Friday, September 9.
I scrolled through my cache of YouTube speeches, looking for one to share with my students. Each Friday in Public Speaking class, we watch a speech together, then spend time afterwards critiquing and learning from the style and–to some extent–discussing the message. This was only the second Friday, though, so I had little precedent and no real algorithm for deciding which speech to watch. There were historical addresses by presidents and reformers, the commencement advice of celebrities great and small, and half a dozen TED talks on as many topics.
Remembering the date, and the power of Presidential addresses in times of tragedy, I took my search in a new direction. I started typing “George W Bush” into the search bar when Google filled in the rest: “George W Bush Sept 20 2001 Speech.”
I didn’t remember the speech right away, the President’s address to Congress just over a week after the attack on the Twin Towers and the Pentagon. I didn’t remember it, but I know I watched it, because that’s what we did that week. We watched.
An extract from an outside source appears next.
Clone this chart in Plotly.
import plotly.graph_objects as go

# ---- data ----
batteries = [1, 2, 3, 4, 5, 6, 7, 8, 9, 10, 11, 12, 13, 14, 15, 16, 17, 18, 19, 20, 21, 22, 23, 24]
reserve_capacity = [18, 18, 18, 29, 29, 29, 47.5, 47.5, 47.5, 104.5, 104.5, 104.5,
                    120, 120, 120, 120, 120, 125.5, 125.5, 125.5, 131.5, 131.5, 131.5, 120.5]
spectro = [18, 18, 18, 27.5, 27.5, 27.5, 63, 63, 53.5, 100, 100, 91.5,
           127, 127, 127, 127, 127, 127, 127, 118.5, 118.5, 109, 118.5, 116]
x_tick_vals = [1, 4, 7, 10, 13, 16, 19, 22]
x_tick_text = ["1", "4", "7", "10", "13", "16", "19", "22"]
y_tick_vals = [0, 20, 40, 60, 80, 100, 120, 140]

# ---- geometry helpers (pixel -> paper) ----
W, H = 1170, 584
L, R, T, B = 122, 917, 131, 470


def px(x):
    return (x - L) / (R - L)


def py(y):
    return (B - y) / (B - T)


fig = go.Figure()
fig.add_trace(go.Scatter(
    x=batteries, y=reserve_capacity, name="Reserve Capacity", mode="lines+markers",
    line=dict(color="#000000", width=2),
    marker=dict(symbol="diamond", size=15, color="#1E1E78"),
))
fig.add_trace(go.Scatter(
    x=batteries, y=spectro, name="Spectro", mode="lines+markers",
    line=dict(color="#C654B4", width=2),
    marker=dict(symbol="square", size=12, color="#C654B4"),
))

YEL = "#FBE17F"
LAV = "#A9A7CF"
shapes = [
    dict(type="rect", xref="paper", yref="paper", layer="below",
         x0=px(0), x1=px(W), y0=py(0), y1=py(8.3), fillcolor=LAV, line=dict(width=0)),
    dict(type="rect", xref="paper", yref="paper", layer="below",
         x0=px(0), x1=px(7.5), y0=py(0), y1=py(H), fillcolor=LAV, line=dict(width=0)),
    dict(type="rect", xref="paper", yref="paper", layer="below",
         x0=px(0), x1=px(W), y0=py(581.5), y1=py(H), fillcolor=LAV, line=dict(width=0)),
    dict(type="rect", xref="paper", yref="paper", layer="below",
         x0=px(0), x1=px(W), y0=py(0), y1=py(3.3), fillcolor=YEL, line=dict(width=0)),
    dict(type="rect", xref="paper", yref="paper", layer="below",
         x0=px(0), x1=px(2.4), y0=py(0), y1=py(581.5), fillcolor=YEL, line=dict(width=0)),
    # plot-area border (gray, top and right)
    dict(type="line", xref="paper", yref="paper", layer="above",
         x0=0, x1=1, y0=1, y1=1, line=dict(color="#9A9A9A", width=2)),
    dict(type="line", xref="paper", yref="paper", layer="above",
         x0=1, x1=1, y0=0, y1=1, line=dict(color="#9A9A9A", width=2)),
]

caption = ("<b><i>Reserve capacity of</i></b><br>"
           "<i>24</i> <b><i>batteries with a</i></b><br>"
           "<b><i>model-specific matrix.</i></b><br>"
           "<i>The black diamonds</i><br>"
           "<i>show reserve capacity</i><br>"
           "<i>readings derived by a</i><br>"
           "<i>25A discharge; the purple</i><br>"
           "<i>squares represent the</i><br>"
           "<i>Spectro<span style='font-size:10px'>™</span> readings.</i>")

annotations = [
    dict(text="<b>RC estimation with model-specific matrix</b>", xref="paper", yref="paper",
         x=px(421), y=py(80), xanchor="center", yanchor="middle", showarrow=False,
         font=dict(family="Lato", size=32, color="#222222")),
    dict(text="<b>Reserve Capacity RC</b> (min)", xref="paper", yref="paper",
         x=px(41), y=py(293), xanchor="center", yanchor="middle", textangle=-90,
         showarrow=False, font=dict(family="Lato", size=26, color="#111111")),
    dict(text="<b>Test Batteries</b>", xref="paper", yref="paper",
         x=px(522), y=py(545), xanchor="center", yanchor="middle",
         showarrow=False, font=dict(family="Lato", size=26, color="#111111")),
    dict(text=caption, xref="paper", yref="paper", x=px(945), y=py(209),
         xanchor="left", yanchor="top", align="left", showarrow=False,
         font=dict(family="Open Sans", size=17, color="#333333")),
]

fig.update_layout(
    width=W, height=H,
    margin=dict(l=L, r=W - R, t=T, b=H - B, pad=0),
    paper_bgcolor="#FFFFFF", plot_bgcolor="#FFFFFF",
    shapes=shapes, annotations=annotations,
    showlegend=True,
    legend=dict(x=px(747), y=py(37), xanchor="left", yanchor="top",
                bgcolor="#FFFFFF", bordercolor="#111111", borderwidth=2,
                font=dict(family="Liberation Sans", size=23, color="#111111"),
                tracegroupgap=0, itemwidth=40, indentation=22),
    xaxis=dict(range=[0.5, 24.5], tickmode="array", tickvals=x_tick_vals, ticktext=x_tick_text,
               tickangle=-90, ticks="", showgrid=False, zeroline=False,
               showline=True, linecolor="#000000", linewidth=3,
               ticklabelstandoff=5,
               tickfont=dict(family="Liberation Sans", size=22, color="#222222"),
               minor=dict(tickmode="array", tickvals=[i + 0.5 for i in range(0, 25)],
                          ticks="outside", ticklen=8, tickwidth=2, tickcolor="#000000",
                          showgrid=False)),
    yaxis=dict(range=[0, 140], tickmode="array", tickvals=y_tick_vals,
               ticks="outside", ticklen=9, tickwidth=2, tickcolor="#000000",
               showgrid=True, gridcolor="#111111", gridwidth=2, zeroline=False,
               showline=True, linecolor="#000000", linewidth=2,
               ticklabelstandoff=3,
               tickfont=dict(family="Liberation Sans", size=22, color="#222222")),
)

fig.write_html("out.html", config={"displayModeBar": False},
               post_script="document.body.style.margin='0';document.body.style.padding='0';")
As I read the transcript, dug up from a dusty corner of the Internet, I began to remember.
This was the speech that began the War on Terror, the speech in which our last President reminded a grieving nation that the acts of religious extremists don’t represent the faith as a whole. The speech in which he assured us that we were united, that we shouldn’t be afraid. I remembered that we were united, but we were afraid anyway. Every time a plane flew overhead, those first weeks, we looked up, even in Seattle.
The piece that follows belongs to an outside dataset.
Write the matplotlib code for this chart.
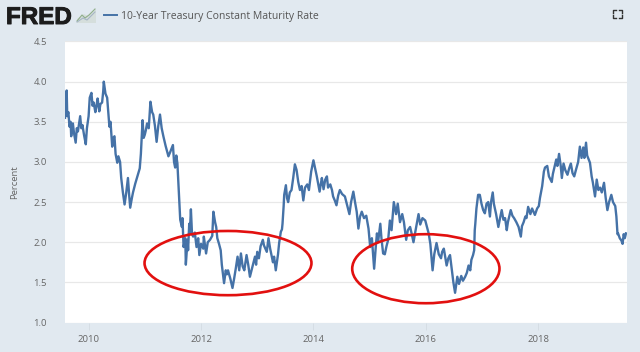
import matplotlib
matplotlib.use("Agg")
import matplotlib.pyplot as plt
from matplotlib.patches import Ellipse, Polygon
from matplotlib.lines import Line2D
import matplotlib.patheffects as pe

title = "10-Year Treasury Constant Maturity Rate"
y_label = "Percent"
x_ticks = [2010, 2012, 2014, 2016, 2018]
y_ticks = [1.0, 1.5, 2.0, 2.5, 3.0, 3.5, 4.0, 4.5]

years = [
 2009.58,2009.60,2009.61,2009.62,2009.64,2009.66,2009.68,2009.69,2009.72,2009.74,
 2009.77,2009.79,2009.81,2009.85,2009.87,2009.89,2009.92,2009.95,2009.97,2010.00,
 2010.02,2010.05,2010.07,2010.09,2010.12,2010.14,2010.16,2010.19,2010.21,2010.24,
 2010.26,2010.27,2010.30,2010.33,2010.37,2010.39,2010.42,2010.44,2010.46,2010.48,
 2010.51,2010.53,2010.56,2010.58,2010.61,2010.64,2010.67,2010.70,2010.72,2010.74,
 2010.77,2010.79,2010.83,2010.86,2010.91,2010.93,2010.96,2010.98,2011.00,2011.02,
 2011.04,2011.07,2011.10,2011.13,2011.15,2011.18,2011.21,2011.24,2011.27,2011.30,
 2011.33,2011.37,2011.42,2011.45,2011.50,2011.52,2011.54,2011.56,2011.58,2011.60,
 2011.63,2011.66,2011.67,2011.69,2011.72,2011.73,2011.76,2011.77,2011.79,2011.80,
 2011.82,2011.84,2011.86,2011.89,2011.92,2011.95,2011.97,2012.00,2012.04,2012.05,
 2012.09,2012.12,2012.16,2012.20,2012.22,2012.25,2012.27,2012.29,2012.32,2012.35,
 2012.37,2012.41,2012.44,2012.46,2012.48,2012.52,2012.56,2012.59,2012.62,2012.65,
 2012.68,2012.71,2012.74,2012.77,2012.81,2012.84,2012.87,2012.91,2012.96,2012.98,
 2013.00,2013.03,2013.06,2013.10,2013.12,2013.17,2013.20,2013.23,2013.28,2013.30,
 2013.33,2013.37,2013.39,2013.42,2013.44,2013.45,2013.47,2013.48,2013.51,2013.53,
 2013.55,2013.58,2013.61,2013.64,2013.67,2013.70,2013.73,2013.76,2013.79,2013.82,
 2013.85,2013.89,2013.92,2013.96,2014.00,2014.03,2014.06,2014.11,2014.13,2014.15,
 2014.18,2014.21,2014.24,2014.26,2014.30,2014.33,2014.35,2014.38,2014.41,2014.44,
 2014.47,2014.51,2014.56,2014.60,2014.64,2014.67,2014.71,2014.74,2014.77,2014.80,
 2014.83,2014.86,2014.90,2014.94,2014.98,2015.01,2015.04,2015.08,2015.11,2015.13,
 2015.15,2015.19,2015.21,2015.24,2015.27,2015.30,2015.33,2015.36,2015.39,2015.43,
 2015.47,2015.50,2015.54,2015.58,2015.61,2015.65,2015.68,2015.72,2015.75,2015.78,
 2015.81,2015.87,2015.90,2015.94,2015.99,2016.05,2016.08,2016.12,2016.15,2016.19,
 2016.23,2016.27,2016.29,2016.32,2016.37,2016.40,2016.43,2016.47,2016.49,2016.52,
 2016.56,2016.59,2016.63,2016.66,2016.70,2016.73,2016.76,2016.79,2016.81,2016.84,
 2016.86,2016.87,2016.88,2016.90,2016.93,2016.96,2016.99,2017.02,2017.05,2017.08,
 2017.11,2017.14,2017.16,2017.19,2017.21,2017.25,2017.29,2017.32,2017.35,2017.38,
 2017.41,2017.44,2017.46,2017.51,2017.54,2017.57,2017.61,2017.65,2017.69,2017.71,
 2017.74,2017.77,2017.79,2017.82,2017.86,2017.89,2017.94,2017.98,2018.01,2018.03,
 2018.07,2018.10,2018.12,2018.16,2018.19,2018.24,2018.26,2018.32,2018.34,2018.37,
 2018.40,2018.42,2018.45,2018.48,2018.52,2018.55,2018.58,2018.61,2018.64,2018.67,
 2018.71,2018.74,2018.77,2018.80,2018.82,2018.85,2018.87,2018.92,2018.95,2018.97,
 2019.01,2019.04,2019.07,2019.10,2019.13,2019.17,2019.20,2019.23,2019.26,2019.30,
 2019.33,2019.37,2019.39,2019.41,2019.42,2019.45,2019.48,2019.50,2019.52,2019.54,
 2019.56,
]
rates = [
 3.55,3.75,3.89,3.57,3.62,3.44,3.50,3.32,3.48,3.36,
 3.24,3.42,3.38,3.57,3.42,3.46,3.33,3.22,3.42,3.57,
 3.80,3.86,3.70,3.74,3.62,3.70,3.79,3.63,3.72,3.74,
 3.88,4.00,3.85,3.80,3.44,3.50,3.19,3.30,3.32,3.10,
 2.99,3.07,3.00,2.80,2.62,2.47,2.62,2.80,2.60,2.43,
 2.55,2.62,2.73,2.80,2.92,3.10,3.52,3.30,3.34,3.40,
 3.48,3.42,3.75,3.62,3.59,3.45,3.25,3.45,3.59,3.42,
 3.32,3.20,3.07,3.12,3.21,3.00,2.93,3.08,2.98,2.69,
 2.28,2.19,2.30,1.94,2.05,1.72,2.03,1.90,2.23,2.10,
 2.41,2.10,2.07,2.12,1.94,2.05,1.84,1.98,1.92,2.07,
 1.86,2.00,2.03,2.08,2.38,2.25,2.19,2.05,1.98,1.90,
 1.72,1.49,1.65,1.60,1.65,1.55,1.43,1.55,1.68,1.82,
 1.65,1.86,1.70,1.65,1.84,1.72,1.57,1.68,1.82,1.72,
 1.88,1.80,1.95,2.03,1.96,1.88,2.05,1.92,1.75,1.82,
 1.65,1.85,1.99,2.13,2.16,2.23,2.45,2.59,2.71,2.55,
 2.50,2.62,2.65,2.80,2.97,2.90,2.75,2.65,2.70,2.52,
 2.68,2.72,2.65,2.88,3.02,2.92,2.82,2.63,2.72,2.80,
 2.66,2.78,2.82,2.68,2.72,2.65,2.57,2.52,2.46,2.58,
 2.65,2.60,2.57,2.46,2.35,2.50,2.63,2.50,2.38,2.17,
 2.32,2.38,2.30,2.33,2.17,1.94,2.05,1.67,1.95,2.11,
 2.00,2.23,2.05,1.86,1.85,1.95,2.03,2.27,2.15,2.50,
 2.35,2.48,2.25,2.35,2.25,2.03,2.15,2.19,2.10,2.00,
 2.12,2.35,2.22,2.30,2.27,2.11,1.98,1.65,1.85,1.99,
 1.85,1.80,1.88,1.92,1.71,1.80,1.84,1.62,1.50,1.37,
 1.57,1.48,1.58,1.52,1.57,1.62,1.71,1.65,1.78,1.84,
 1.90,2.15,2.23,2.42,2.59,2.59,2.48,2.40,2.36,2.48,
 2.50,2.32,2.50,2.62,2.48,2.35,2.19,2.30,2.40,2.28,
 2.30,2.15,2.25,2.40,2.33,2.30,2.25,2.19,2.07,2.20,
 2.25,2.32,2.30,2.44,2.35,2.42,2.34,2.42,2.45,2.55,
 2.70,2.88,2.93,2.95,2.82,2.75,2.85,3.03,2.95,3.10,
 2.95,2.80,2.98,2.90,2.84,2.92,2.98,2.86,2.82,2.90,
 3.00,3.19,3.05,3.18,3.05,3.24,3.08,2.99,2.82,2.75,
 2.57,2.78,2.65,2.68,2.62,2.74,2.55,2.40,2.50,2.59,
 2.50,2.45,2.32,2.10,2.11,2.05,2.02,1.98,2.10,2.05,
 2.11,
]
assert len(years) == len(rates), (len(years), len(rates))

BG = "#e1e9f0"; TXT = "#666666"; BLUE = "#4572a7"; RED = "#e2100f"
plt.rcParams["font.family"] = ["Open Sans", "DejaVu Sans"]
W, H = 640, 352
fig = plt.figure(figsize=(6.4, 3.52), dpi=100, facecolor=BG)
ax = fig.add_axes([65/W, 1-322.5/H, 561.5/W, 281/H], facecolor="white")
ax.set_xlim(2009.58, 2019.57)
ax.set_ylim(1.0, 4.5)
ax.plot(years, rates, color=BLUE, lw=1.7, solid_joinstyle="round")
ax.add_patch(Ellipse((2012.48, 1.74), 2.97, 0.80, fill=False, ec=RED, lw=1.9, zorder=5))
ax.add_patch(Ellipse((2016.0, 1.67), 2.62, 0.86, fill=False, ec=RED, lw=1.9, zorder=5))
ax.set_xticks(x_ticks); ax.set_yticks(y_ticks)
ax.set_yticklabels([f"{v:.1f}" for v in y_ticks])
ax.grid(axis="y", color="#e8e8e8", lw=0.9); ax.set_axisbelow(True)
for s in ax.spines.values():
    s.set_visible(False)
ax.tick_params(axis="x", length=5, width=0.7, color="#d5dde4", labelcolor=TXT, labelsize=6.8, pad=4)
ax.tick_params(axis="y", length=0, labelcolor=TXT, labelsize=6.8, pad=13)
ax.set_ylabel(y_label, color=TXT, fontsize=6.8, labelpad=10)

ov = fig.add_axes([0, 0, 1, 1], facecolor="none")
ov.set_xlim(0, W); ov.set_ylim(H, 0); ov.axis("off")
ov.text(6, 24, "FRED", family="Liberation Sans", weight="bold", fontsize=17.4, color="#1c1c1c",
        va="baseline", path_effects=[pe.withStroke(linewidth=0.7, foreground="#1c1c1c")])
ov.add_patch(Polygon([(77, 23), (77, 19), (84, 14), (88, 16), (96, 9), (96, 23)], fc="#d5dedc", ec="none"))
ov.add_line(Line2D([77, 82, 85, 89, 95], [21, 15, 18, 15, 9], color="#8fae8a", lw=0.8))
ov.add_line(Line2D([77, 83, 87, 95], [22, 18, 20, 12], color="#a5b5c5", lw=0.8))
ov.add_line(Line2D([104, 117], [15, 15], color=BLUE, lw=1.4))
ov.text(121, 16, title, color="#555555", fontsize=7.5, va="center")
for cx, cy, dx, dy in [(613, 10, 1, 1), (622, 10, -1, 1), (613, 18, 1, -1), (622, 18, -1, -1)]:
    ov.add_line(Line2D([cx, cx, cx+3*dx], [cy+3*dy, cy, cy], color="#333333", lw=1.0))

fig.savefig("out.png", dpi=100, facecolor=BG)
I poked around the Internet, looking for the whole speech, but could find only the most intimidating parts excerpted to personal YouTube channels. I considered showing those parts to my multinational speech class, asking them to parse out the rhetoric and tone of those strong words for anxious days. But my students, though astute citizens of the world, are also sixteen, seventeen, eighteen. I do the math quickly, realizing that I was their age and they were toddlers in 2001, too young to understand that their world had changed in an instant. They’ll need memories to understand this speech. In strength they’ll hear vengeance, not reassurance.
“They keep getting younger,” a fellow teacher said to me last week, as we’d laughed over how very young even our seniors seem this year. “Not me,” she continued. “Them.”
Like my colleague I’m not getting older, of course, but events get pushed back and back, until they disappear from view, like the view of the dark-green shoreline from the ferry deck. My first students, only a few years younger than I, begged for time every year to remember, just a few minutes to retell where they were when the Twin Towers fell. Some suggested moments of silence, too, and I always obliged. Remembering is important.
Now I’m realizing that memories like these divide generations as surely as technology or presidents or any other marker that sociologists devise. Do you remember that day? Or have you just learned about it? In just a few years my high schoolers will have lived all their lives in a “post” world, and that maybe someday their commemoration will be to simply ask me “You remember? What was it like, then?”
We watched a different speech, just as relevant, called The Danger of the Single Story. In it, Nigerian writer Chimamanda Ngozi Adichie implores the West to treat her country and continent with nuance, to learn the rich tapestry of stories that make up her world, instead of the single narrative of poverty and disaster. While my young students took notes on her anecdotes, vocal cadence and nonverbal cues, I thought about the art of remembering well, as a community, the importance of our many stories.
On Sunday, the fifteenth anniversary of September 11, 2001, I sit in the dark, holding my daughter while she naps and reading what New Yorker writers wrote in the days and weeks following the catastrophe. Closer accounts, from writers older than I was at the time, they still hit home. I cry more freely now than I did when I was seventeen, with more to lose, more to love.
And I wonder if next year–or even next week–I’ll go back for that speech, or another like it. I close my eyes and see the President, wearing a hard hat and holding a bullhorn, embracing first responders. They don’t remember that; perhaps I should show them. I wonder if the season has arrived when I’m teaching about tragedy instead of remembering with, and if that’s just as important, after all.